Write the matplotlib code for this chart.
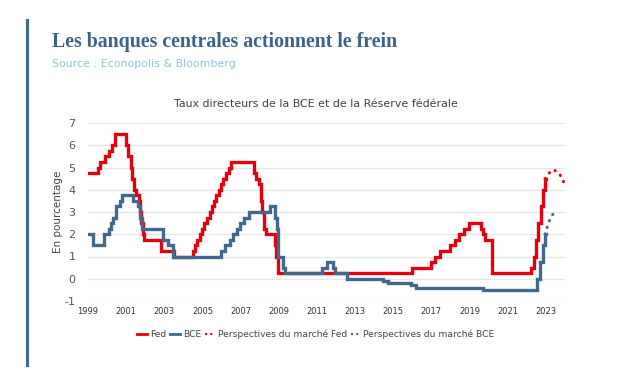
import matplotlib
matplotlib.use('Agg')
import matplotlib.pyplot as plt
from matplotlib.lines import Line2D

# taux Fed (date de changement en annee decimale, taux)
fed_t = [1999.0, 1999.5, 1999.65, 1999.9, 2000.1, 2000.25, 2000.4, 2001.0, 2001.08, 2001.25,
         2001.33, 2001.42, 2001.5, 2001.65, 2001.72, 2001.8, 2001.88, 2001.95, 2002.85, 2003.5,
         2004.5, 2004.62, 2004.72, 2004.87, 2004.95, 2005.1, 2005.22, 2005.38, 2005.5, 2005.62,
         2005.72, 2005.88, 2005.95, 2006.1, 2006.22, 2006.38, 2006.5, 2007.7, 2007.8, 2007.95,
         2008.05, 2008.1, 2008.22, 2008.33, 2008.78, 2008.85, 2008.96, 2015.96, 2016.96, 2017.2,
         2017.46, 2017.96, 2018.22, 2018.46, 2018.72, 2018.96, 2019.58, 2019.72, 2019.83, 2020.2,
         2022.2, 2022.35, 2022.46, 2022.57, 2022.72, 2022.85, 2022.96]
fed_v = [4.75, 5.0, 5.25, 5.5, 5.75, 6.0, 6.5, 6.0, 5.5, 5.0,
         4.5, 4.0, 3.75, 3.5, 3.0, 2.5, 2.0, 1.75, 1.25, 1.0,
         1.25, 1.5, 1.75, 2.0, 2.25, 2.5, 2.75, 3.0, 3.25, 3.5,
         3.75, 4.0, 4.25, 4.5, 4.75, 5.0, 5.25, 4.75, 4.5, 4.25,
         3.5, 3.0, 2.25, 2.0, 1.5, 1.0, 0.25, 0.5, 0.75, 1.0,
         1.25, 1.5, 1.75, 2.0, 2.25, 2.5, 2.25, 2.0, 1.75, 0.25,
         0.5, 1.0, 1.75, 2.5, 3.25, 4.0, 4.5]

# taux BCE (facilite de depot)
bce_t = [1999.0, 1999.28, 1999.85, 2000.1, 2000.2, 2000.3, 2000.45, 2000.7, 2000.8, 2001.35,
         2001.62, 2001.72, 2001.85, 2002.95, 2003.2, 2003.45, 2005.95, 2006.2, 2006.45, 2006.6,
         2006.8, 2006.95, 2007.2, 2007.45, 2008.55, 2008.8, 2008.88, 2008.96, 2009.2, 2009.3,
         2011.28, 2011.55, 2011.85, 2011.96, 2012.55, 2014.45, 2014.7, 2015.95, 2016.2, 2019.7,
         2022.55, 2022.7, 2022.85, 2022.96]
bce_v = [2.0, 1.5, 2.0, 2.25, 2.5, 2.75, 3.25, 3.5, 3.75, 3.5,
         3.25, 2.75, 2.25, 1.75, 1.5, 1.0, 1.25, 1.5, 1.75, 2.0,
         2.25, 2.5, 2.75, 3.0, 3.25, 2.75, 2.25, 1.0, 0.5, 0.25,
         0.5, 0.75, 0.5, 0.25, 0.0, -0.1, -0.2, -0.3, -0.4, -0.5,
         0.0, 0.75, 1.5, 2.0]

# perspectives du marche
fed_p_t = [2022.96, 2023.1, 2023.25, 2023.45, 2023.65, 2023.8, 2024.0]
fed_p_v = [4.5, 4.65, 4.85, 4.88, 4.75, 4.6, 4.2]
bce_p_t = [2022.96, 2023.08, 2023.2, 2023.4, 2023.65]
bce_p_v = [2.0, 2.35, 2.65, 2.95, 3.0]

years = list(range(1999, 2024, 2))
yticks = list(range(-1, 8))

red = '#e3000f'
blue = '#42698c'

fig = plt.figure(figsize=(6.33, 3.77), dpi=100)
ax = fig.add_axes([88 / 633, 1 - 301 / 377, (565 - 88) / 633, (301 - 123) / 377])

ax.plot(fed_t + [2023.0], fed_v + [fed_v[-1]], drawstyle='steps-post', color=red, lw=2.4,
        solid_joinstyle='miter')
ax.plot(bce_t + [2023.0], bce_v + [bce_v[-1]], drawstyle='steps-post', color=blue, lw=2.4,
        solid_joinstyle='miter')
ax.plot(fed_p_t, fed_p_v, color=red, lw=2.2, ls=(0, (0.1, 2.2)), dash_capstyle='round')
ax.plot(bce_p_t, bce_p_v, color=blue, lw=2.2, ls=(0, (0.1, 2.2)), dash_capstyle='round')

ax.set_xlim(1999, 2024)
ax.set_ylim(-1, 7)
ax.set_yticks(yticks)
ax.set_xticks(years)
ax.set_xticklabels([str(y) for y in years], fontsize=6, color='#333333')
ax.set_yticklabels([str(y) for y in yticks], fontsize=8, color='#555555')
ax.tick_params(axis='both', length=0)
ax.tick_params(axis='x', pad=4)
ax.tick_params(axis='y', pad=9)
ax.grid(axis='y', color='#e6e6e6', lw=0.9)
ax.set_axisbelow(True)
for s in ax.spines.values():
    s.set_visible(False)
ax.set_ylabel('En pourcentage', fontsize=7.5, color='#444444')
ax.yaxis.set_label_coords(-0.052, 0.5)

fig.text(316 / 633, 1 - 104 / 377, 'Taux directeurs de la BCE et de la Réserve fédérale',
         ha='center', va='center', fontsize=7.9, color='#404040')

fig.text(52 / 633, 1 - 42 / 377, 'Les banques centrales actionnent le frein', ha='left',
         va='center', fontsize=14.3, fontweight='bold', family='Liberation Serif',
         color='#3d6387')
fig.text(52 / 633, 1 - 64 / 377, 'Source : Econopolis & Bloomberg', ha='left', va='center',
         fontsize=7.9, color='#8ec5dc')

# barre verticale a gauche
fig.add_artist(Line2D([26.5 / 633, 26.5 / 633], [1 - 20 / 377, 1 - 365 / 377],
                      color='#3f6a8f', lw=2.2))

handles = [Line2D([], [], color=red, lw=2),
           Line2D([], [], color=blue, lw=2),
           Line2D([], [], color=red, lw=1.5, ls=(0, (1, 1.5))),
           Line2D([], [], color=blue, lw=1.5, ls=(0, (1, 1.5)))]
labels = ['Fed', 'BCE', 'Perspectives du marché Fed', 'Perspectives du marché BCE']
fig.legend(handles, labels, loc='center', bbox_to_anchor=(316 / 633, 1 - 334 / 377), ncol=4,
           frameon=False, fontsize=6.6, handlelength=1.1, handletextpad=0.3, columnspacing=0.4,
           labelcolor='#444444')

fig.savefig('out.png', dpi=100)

Set exercise =>
Without the pictures, return the listing above from its first line through the line that has "from matplotlib.lines import Line2D".

Reply to the task =>
Write the matplotlib code for this chart.
import matplotlib
matplotlib.use('Agg')
import matplotlib.pyplot as plt
from matplotlib.lines import Line2D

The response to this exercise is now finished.